This a warning condition (amber)
|
This means that any errors will be ignored, background will also be purple
|
A black background on a cell means that the bcnu system has been shut down, i.e. the bcnu process on the system has been stopped. This normally only happens when the system is shut down. It can also be black if an agent is outwith it's run hours
A grey background on a cell means that the monitor has not received a report recently from the system which may indicate an error.
A purple background on a cell means that any errors or warnings for that system are being ignored because they have been switched off by the administrator.
Holding the mouse pointer over the icon for a system will show the last reported status of the system. Clicking on the icon or the system name will bring up more detail about the system.
Available menu options
The dynamic version of the monitor has the most options. These are listed below:
Summary
This shows the status of all systems which are being monitored. It will show the most severe status found for a host.
Detail
This shows detailed information for all agents of all systems which are being monitored. It will show the most severe status found for a host.
Status Only
As it's name implies, shows only the status for all systems i.e. Normal, Warning etc, but not all of the agent statuses or the system details. If there are any error or warnings, it will show the affected systems.
Query (dynamic only)
This is one of the most powerful and resource intensive options. It presents a query screen which allows you to view information on either all or specific systems and agents for a specific date. It allows filtering for errors, warnings or normal messages.
All of the bcnu data logging files can be queried. e.g. if I had a problem with a system 2 weeks ago and I am keeping my logs for more than 2 weeks then I could carry out a query to show me all errors logged for that system on that date. If I knew what agent had logged the error I could refine it even further.

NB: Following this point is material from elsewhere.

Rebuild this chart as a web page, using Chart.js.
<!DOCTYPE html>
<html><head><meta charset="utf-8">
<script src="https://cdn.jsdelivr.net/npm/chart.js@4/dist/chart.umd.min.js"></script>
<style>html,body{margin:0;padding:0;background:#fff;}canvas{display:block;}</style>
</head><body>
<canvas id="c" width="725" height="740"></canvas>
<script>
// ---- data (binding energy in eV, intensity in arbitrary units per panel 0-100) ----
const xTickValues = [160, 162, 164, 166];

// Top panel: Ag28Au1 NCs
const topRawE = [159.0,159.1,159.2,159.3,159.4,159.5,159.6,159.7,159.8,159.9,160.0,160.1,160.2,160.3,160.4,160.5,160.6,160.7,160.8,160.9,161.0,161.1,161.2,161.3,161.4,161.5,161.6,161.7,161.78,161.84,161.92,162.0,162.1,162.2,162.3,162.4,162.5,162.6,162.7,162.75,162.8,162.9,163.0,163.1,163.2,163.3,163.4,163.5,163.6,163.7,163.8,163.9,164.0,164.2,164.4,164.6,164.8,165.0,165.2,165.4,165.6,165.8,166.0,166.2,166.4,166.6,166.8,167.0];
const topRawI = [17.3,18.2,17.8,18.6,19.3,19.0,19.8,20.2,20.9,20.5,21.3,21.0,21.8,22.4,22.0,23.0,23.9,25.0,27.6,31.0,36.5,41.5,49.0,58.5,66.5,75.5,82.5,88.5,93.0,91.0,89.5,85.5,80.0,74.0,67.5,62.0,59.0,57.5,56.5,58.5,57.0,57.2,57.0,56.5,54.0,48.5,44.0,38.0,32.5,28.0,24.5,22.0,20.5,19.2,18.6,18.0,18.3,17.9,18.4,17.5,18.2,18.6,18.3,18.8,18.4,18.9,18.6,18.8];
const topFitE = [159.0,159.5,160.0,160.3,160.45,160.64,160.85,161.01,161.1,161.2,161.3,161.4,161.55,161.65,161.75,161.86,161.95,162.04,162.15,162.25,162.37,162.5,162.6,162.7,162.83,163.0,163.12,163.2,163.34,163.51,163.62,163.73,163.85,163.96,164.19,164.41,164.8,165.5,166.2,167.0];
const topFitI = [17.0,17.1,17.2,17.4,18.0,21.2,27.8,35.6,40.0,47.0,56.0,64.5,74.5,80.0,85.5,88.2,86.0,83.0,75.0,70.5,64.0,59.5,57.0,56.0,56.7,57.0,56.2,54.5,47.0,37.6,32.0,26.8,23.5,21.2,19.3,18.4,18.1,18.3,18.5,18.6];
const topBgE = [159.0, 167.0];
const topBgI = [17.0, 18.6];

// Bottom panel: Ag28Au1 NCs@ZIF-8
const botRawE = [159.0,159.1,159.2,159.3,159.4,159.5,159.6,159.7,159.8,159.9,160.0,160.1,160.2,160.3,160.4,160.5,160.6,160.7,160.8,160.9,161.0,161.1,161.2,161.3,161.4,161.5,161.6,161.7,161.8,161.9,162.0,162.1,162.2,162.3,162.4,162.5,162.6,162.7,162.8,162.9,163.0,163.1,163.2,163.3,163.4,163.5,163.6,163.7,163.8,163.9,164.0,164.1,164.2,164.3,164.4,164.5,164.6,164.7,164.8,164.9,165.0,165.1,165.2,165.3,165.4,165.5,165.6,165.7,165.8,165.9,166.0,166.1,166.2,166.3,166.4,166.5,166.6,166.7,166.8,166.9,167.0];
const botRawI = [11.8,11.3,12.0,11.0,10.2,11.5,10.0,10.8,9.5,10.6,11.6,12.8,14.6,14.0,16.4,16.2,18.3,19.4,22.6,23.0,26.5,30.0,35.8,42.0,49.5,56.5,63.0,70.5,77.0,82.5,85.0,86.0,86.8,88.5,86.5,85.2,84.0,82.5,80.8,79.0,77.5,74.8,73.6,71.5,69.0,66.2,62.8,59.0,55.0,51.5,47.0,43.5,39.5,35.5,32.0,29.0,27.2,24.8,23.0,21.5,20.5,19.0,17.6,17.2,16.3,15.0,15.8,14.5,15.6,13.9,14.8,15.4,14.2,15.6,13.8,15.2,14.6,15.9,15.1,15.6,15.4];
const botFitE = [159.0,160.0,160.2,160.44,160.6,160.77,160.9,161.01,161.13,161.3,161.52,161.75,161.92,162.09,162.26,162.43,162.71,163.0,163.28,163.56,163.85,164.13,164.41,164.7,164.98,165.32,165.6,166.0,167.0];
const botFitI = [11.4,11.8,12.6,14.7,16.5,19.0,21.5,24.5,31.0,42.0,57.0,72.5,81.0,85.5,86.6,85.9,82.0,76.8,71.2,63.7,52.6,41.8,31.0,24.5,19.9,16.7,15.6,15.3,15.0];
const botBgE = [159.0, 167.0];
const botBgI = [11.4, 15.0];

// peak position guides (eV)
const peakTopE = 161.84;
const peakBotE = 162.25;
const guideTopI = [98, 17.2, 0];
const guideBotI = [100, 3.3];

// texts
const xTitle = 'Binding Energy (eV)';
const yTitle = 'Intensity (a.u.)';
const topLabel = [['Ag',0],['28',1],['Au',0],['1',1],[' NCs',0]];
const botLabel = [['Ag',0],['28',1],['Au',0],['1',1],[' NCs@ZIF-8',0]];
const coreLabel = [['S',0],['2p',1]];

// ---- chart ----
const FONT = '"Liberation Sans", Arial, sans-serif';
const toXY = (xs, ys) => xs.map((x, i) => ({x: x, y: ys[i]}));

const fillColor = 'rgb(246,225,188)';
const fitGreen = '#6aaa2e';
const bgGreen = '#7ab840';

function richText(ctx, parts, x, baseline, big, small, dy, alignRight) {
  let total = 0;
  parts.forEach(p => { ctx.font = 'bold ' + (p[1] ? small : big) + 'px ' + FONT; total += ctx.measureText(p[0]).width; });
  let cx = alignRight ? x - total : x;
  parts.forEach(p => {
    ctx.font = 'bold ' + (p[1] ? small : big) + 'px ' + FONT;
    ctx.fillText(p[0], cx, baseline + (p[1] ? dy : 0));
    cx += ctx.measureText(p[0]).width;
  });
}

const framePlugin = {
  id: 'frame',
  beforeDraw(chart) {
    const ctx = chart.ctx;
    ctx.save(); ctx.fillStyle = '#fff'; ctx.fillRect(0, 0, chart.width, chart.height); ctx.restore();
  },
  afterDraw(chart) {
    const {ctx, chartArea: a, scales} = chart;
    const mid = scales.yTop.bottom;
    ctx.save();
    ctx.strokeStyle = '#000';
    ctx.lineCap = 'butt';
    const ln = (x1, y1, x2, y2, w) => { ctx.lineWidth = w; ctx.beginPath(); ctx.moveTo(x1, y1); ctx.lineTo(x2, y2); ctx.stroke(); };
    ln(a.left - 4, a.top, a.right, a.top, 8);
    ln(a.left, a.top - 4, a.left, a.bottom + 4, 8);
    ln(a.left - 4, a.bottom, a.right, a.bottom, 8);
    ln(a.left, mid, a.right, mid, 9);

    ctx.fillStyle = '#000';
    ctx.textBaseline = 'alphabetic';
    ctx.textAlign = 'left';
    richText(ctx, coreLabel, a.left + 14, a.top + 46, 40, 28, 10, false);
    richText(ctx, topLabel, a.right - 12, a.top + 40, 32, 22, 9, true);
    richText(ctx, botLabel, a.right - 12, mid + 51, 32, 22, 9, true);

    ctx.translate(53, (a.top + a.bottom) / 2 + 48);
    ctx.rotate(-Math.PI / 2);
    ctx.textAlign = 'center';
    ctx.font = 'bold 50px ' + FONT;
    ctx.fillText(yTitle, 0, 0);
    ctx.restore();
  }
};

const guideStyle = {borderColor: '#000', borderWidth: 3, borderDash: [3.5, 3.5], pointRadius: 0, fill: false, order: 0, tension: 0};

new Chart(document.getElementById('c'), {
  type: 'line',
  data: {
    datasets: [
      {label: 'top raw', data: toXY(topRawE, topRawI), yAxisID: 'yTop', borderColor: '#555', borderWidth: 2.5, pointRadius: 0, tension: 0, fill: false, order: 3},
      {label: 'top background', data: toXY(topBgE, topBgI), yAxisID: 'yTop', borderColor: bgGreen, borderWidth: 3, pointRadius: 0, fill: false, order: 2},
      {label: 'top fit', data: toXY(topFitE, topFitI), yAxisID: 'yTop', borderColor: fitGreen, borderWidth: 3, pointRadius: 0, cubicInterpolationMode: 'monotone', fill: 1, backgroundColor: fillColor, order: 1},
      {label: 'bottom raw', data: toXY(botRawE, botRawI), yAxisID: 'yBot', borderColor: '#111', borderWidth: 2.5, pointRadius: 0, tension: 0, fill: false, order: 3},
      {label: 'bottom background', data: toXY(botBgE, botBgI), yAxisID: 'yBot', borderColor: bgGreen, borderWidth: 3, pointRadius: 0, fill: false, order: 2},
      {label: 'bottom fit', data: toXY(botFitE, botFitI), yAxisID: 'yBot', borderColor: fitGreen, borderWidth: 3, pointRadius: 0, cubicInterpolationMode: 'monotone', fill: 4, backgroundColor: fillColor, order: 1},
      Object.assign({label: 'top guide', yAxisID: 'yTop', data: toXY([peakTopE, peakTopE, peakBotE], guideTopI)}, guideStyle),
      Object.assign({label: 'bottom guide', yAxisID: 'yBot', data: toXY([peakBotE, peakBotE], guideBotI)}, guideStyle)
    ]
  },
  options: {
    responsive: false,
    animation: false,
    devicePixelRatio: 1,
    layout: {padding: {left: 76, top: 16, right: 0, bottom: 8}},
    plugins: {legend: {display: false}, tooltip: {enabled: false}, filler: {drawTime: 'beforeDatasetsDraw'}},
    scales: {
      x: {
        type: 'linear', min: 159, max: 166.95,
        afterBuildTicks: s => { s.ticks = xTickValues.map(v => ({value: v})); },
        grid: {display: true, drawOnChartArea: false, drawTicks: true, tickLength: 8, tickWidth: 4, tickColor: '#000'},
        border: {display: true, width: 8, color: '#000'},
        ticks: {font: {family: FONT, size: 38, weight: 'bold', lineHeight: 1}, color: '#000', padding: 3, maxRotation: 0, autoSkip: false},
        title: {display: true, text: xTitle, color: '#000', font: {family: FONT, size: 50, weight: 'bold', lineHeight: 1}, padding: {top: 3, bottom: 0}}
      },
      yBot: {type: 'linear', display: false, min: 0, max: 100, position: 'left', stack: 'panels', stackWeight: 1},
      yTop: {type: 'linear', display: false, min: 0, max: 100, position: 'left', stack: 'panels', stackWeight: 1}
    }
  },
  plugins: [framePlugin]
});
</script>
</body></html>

If the actual data files which are sent when an agent logs an error are retained then these will also be displayed automatically.
Help
Displays this document
Agents
bcnu uses simple shell scripts called agents to handle all of the checking and alerting required in the system. Some of these agents are run on the monitored (client) system. Others are run from another system and send results back to the monitor.
av
The av agent shows system availability. It is updated when the bcnu service on the box is brought up or down. It also sends an update every hour.

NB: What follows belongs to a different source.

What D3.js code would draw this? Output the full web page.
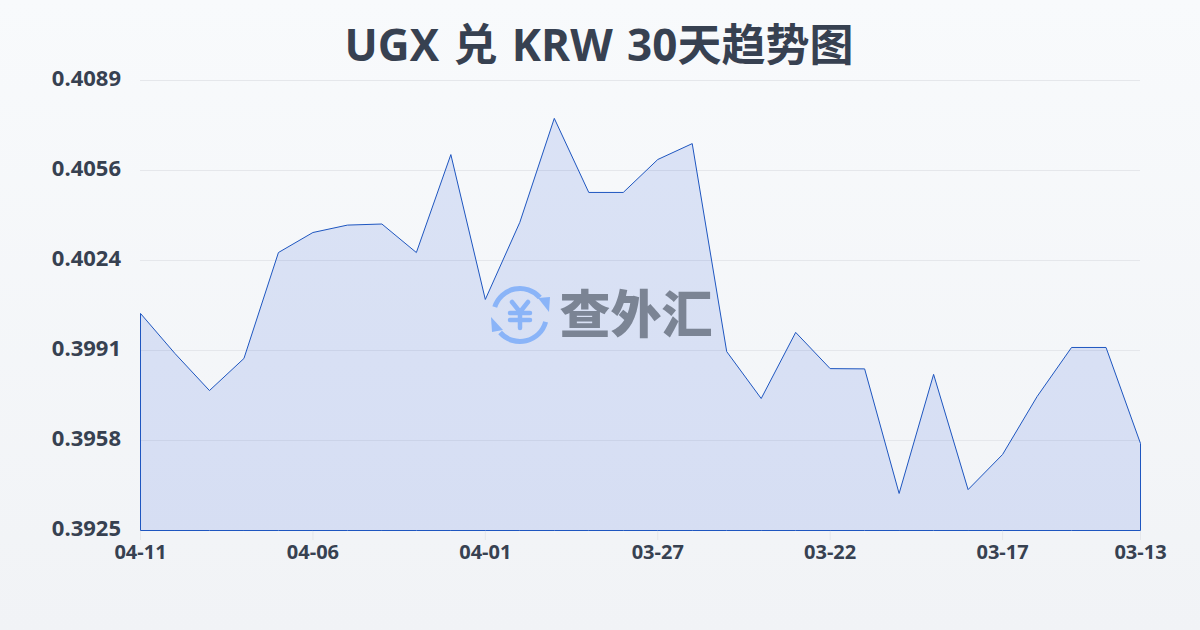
<!DOCTYPE html>
<html>
<head>
<meta charset="utf-8">
<script src="https://cdn.jsdelivr.net/npm/d3@7"></script>
<style>
  html, body { margin: 0; padding: 0; }
  svg { display: block; }
</style>
</head>
<body>
<script>
const dates = ["04-11","04-10","04-09","04-08","04-07","04-06","04-05","04-04","04-03","04-02",
  "04-01","03-31","03-30","03-29","03-28","03-27","03-26","03-25","03-24","03-23",
  "03-22","03-21","03-20","03-19","03-18","03-17","03-16","03-15","03-14","03-13"];
const rates = [0.40041,0.39895,0.39760,0.39877,0.40263,0.40336,0.40363,0.40367,0.40263,0.40620,
  0.40092,0.40373,0.40752,0.40482,0.40482,0.40602,0.40660,0.39902,0.39731,0.39972,
  0.39840,0.39839,0.39385,0.39819,0.39399,0.39527,0.39738,0.39917,0.39917,0.39567];
const xTicks = ["04-11","04-06","04-01","03-27","03-22","03-17","03-13"];
const yTicks = [0.3925,0.39578,0.39906,0.40234,0.40562,0.4089];
const yLabels = ["0.3925","0.3958","0.3991","0.4024","0.4056","0.4089"];

const width = 1200;
const height = 630;
const margin = { top: 80, right: 60, bottom: 100, left: 140 };
const labelFont = "'Open Sans', 'Noto Sans CJK SC', sans-serif";
const cjkFont = "'Noto Sans CJK SC', 'Noto Sans', sans-serif";
const textColor = "#374151";

const svg = d3.select("body").append("svg")
  .attr("width", width)
  .attr("height", height);

const bg = svg.append("defs").append("linearGradient")
  .attr("id", "bg")
  .attr("x1", 0).attr("y1", 0).attr("x2", 0).attr("y2", 1);
bg.append("stop").attr("offset", "0%").attr("stop-color", "#f8fafc");
bg.append("stop").attr("offset", "100%").attr("stop-color", "#f1f3f6");

svg.append("rect")
  .attr("width", width)
  .attr("height", height)
  .attr("fill", "url(#bg)");

svg.append("text")
  .attr("x", width / 2 - 1)
  .attr("y", 61)
  .attr("text-anchor", "middle")
  .attr("font-family", labelFont)
  .attr("font-weight", 700)
  .attr("font-size", 44)
  .attr("word-spacing", 3)
  .attr("fill", textColor)
  .text("UGX 兑 KRW 30天趋势图");

const x = d3.scalePoint()
  .domain(dates)
  .range([margin.left, width - margin.right]);

const y = d3.scaleLinear()
  .domain([0.3925, 0.4089])
  .range([height - margin.bottom, margin.top]);

// grid and left labels
const yAxis = svg.append("g")
  .attr("transform", `translate(${margin.left},0)`)
  .call(d3.axisLeft(y)
    .tickValues(yTicks)
    .tickSize(-(width - margin.left - margin.right))
    .tickPadding(19)
    .tickFormat((d, i) => yLabels[i]));
yAxis.select(".domain").remove();
yAxis.selectAll("line").attr("stroke", "#e5e7eb").attr("stroke-width", 1);
yAxis.selectAll("text")
  .attr("font-family", labelFont)
  .attr("font-weight", 700)
  .attr("font-size", 22)
  .attr("fill", textColor)
  .attr("dy", "0.27em");

const xAxis = svg.append("g")
  .attr("transform", `translate(0,${height - margin.bottom})`)
  .call(d3.axisBottom(x).tickValues(xTicks).tickSize(10).tickPadding(5));
xAxis.select(".domain").remove();
xAxis.selectAll("line").attr("stroke", "#e5e7eb").attr("stroke-width", 1);
xAxis.selectAll("text")
  .attr("font-family", labelFont)
  .attr("font-weight", 700)
  .attr("font-size", 20)
  .attr("fill", textColor);

const area = d3.area()
  .x((d, i) => x(dates[i]))
  .y0(y(0.3925))
  .y1(d => y(d));

svg.append("path")
  .datum(rates)
  .attr("d", area)
  .attr("transform", "translate(0.5,0.5)")
  .attr("fill", "#1d4ed8")
  .attr("fill-opacity", 0.13)
  .attr("stroke", "#1e56c0")
  .attr("stroke-width", 1)
  .attr("stroke-linejoin", "round");

// watermark
const mark = svg.append("g").attr("transform", "translate(520,315)");
const blue = "#8ab4f8";
const ring = d3.arc().innerRadius(24).outerRadius(29);
mark.append("path").attr("d", ring({ startAngle: -1.26, endAngle: 0.85 })).attr("fill", blue);
mark.append("path").attr("d", ring({ startAngle: 1.83, endAngle: 3.99 })).attr("fill", blue);
mark.append("path").attr("d", "M18,-17 L30,-18 L29,-3 Z").attr("fill", blue);
mark.append("path").attr("d", "M-29,2 L-17,15 L-28,17 Z").attr("fill", blue);
mark.append("path")
  .attr("d", "M-8,-13 L0,-3 L8,-13 M-10,-2 H10 M-10,5 H10 M0,-3 V13")
  .attr("fill", "none")
  .attr("stroke", blue)
  .attr("stroke-width", 4.5)
  .attr("stroke-linecap", "round")
  .attr("stroke-linejoin", "round");

svg.append("text")
  .attr("x", 636)
  .attr("y", 333)
  .attr("text-anchor", "middle")
  .attr("font-family", cjkFont)
  .attr("font-weight", 900)
  .attr("font-size", 51)
  .attr("fill", "#7b8494")
  .text("查外汇");
</script>
</body>
</html>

The command detail shows a listing of the current agents and their config file. It also shows the version of the operating system installed.
net- family
The net agents are actually a family of agents, which test the availability of various network facilities.
This agent is normally run from another system to test connectivity over the network.

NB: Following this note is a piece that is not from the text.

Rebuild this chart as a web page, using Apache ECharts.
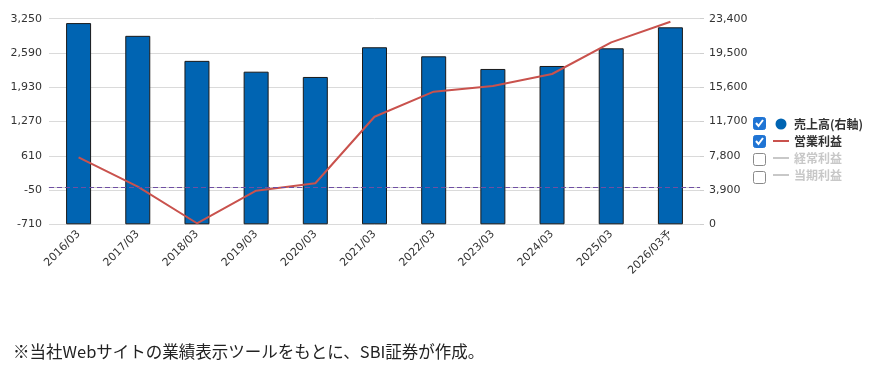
<!DOCTYPE html>
<html><head><meta charset="utf-8">
<script src="https://cdn.jsdelivr.net/npm/echarts@6/dist/echarts.min.js"></script>
<style>html,body{margin:0;padding:0;background:#fff}#c{width:877px;height:379px}</style>
</head><body><div id="c"></div>
<script>
const categories = ['2016/03','2017/03','2018/03','2019/03','2020/03','2021/03','2022/03','2023/03','2024/03','2025/03','2026/03予'];
const sales = [22900, 21450, 18600, 17370, 16770, 20150, 19120, 17680, 18020, 20030, 22420];
const operatingProfit = [580, 15, -690, -63, 80, 1362, 1844, 1954, 2185, 2795, 3192];
const leftTicks = [-710, -50, 610, 1270, 1930, 2590, 3250];
const rightTicks = [0, 3900, 7800, 11700, 15600, 19500, 23400];
const legendNames = ['売上高(右軸)', '営業利益', '経常利益', '当期利益'];
const legendChecked = [true, true, false, false];
const note = '※当社Webサイトの業績表示ツールをもとに、SBI証券が作成。';

const fmt = v => Number(v).toLocaleString('en-US');
const axisFont = {fontFamily: 'DejaVu Sans', fontSize: 11, color: '#333'};
const chart = echarts.init(document.getElementById('c'), null, {renderer: 'canvas'});

const checkTop = 117, rowH = 18, legLeft = 768;
const lineIcon = 'path://M0,0 M0,4.5 L16,4.5 L16,6.5 L0,6.5 Z M16,11';
const graphics = [];
legendChecked.forEach((chk, i) => {
  const cy = checkTop + 6 + i * rowH;
  graphics.push({type: 'rect', left: 753, top: cy - 6, shape: {width: 12, height: 12, r: 2},
    style: {fill: chk ? '#1f74d4' : '#fff', stroke: chk ? '#1f74d4' : '#8a8a8a', lineWidth: 1}});
  if (chk) graphics.push({type: 'polyline', shape: {points: [[756, cy], [758.5, cy + 3], [763, cy - 3]]},
    style: {stroke: '#fff', lineWidth: 2, fill: null}});
});
graphics.push({type: 'text', left: 13, top: 343, style: {text: note, fontFamily: 'Noto Sans CJK JP', fontSize: 16.5, fill: '#222'}});

chart.setOption({
  animation: false,
  grid: {left: 49, right: 177, top: 18.7, bottom: 154.7},
  legend: {
    orient: 'vertical', left: legLeft, top: 113, itemWidth: 16, itemHeight: 11, itemGap: 5,
    inactiveColor: '#c8c8c8', inactiveBorderWidth: 0,
    itemStyle: {borderWidth: 0},
    textStyle: {fontFamily: 'Noto Sans CJK JP', fontWeight: 'bold', fontSize: 12, lineHeight: 12, color: '#333'},
    data: [
      {name: legendNames[0], icon: 'circle'},
      {name: legendNames[1], icon: lineIcon},
      {name: legendNames[2], icon: lineIcon},
      {name: legendNames[3], icon: lineIcon}
    ],
    selected: Object.fromEntries(legendNames.map((n, i) => [n, legendChecked[i]]))
  },
  xAxis: {
    type: 'category', data: categories,
    axisLine: {lineStyle: {color: '#cfcfcf'}},
    axisTick: {inside: true, length: 6, lineStyle: {color: '#cfcfcf'}},
    axisLabel: Object.assign({rotate: 45, margin: 8, interval: 0}, axisFont)
  },
  yAxis: [
    {type: 'value', min: leftTicks[0], max: leftTicks[leftTicks.length - 1], interval: leftTicks[1] - leftTicks[0],
     axisLine: {show: false}, axisTick: {show: false},
     splitLine: {lineStyle: {color: '#dadada', width: 1}},
     axisLabel: Object.assign({formatter: fmt, margin: 7}, axisFont)},
    {type: 'value', min: rightTicks[0], max: rightTicks[rightTicks.length - 1], interval: rightTicks[1] - rightTicks[0],
     axisLine: {show: false}, axisTick: {show: true, length: 4, lineStyle: {color: '#cfcfcf'}},
     splitLine: {show: false},
     axisLabel: Object.assign({formatter: fmt, margin: 9}, axisFont)}
  ],
  series: [
    {name: legendNames[0], type: 'bar', yAxisIndex: 1, data: sales, barWidth: 25,
     itemStyle: {color: '#0064b2', borderColor: '#1a1a1a', borderWidth: 1}},
    {name: legendNames[1], type: 'line', yAxisIndex: 0, data: operatingProfit, symbol: 'none',
     lineStyle: {color: '#c9524d', width: 2}, itemStyle: {color: '#c9524d'},
     markLine: {silent: true, symbol: 'none', label: {show: false},
       lineStyle: {color: '#6f4fa3', type: [5, 3], width: 1}, data: [{yAxis: 0}]}},
    {name: legendNames[2], type: 'line', yAxisIndex: 0, data: [], symbol: 'none', lineStyle: {color: '#999'}, itemStyle: {color: '#999'}},
    {name: legendNames[3], type: 'line', yAxisIndex: 0, data: [], symbol: 'none', lineStyle: {color: '#999'}, itemStyle: {color: '#999'}}
  ],
  graphic: graphics
});
</script></body></html>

E.g. system A checks that ftp is working on system B and reports back to the monitor (system C). Meanwhile system B checks that ftp on system A is working etc.
In it's most basic form the net-ping agent will check that a system is responding over the network.
Other net- agents are:
net-bcnu |
Checks that the bcnu service is responding |
net-telnet |
Checks that the users can login via remote terminals |
net-ftp |
Checks that file transfers are possible |
net-smtp |
Checks that the system will accept email |
net-http |
Checks that a web server is responding |
net-oracle |
Checks that Oracle SQL*net is available |
net-printer |
Checks for remote printer service |
net-squid |
Checks that the internet proxy is available |
Normal status will be:
net-ping |
ok - up and available |
net-nnnn |
ok - Service nnnn available |
Error status will be:
net-nnnn |
error - Service nnnn not responding (critical systems) |
Warning status will be:
net-nnnn |
warning - Service nnnn not responding (for non-critical systems) |
The procs agent is used to check for required processes to be running on the system. e.g. inetd , oracle etc.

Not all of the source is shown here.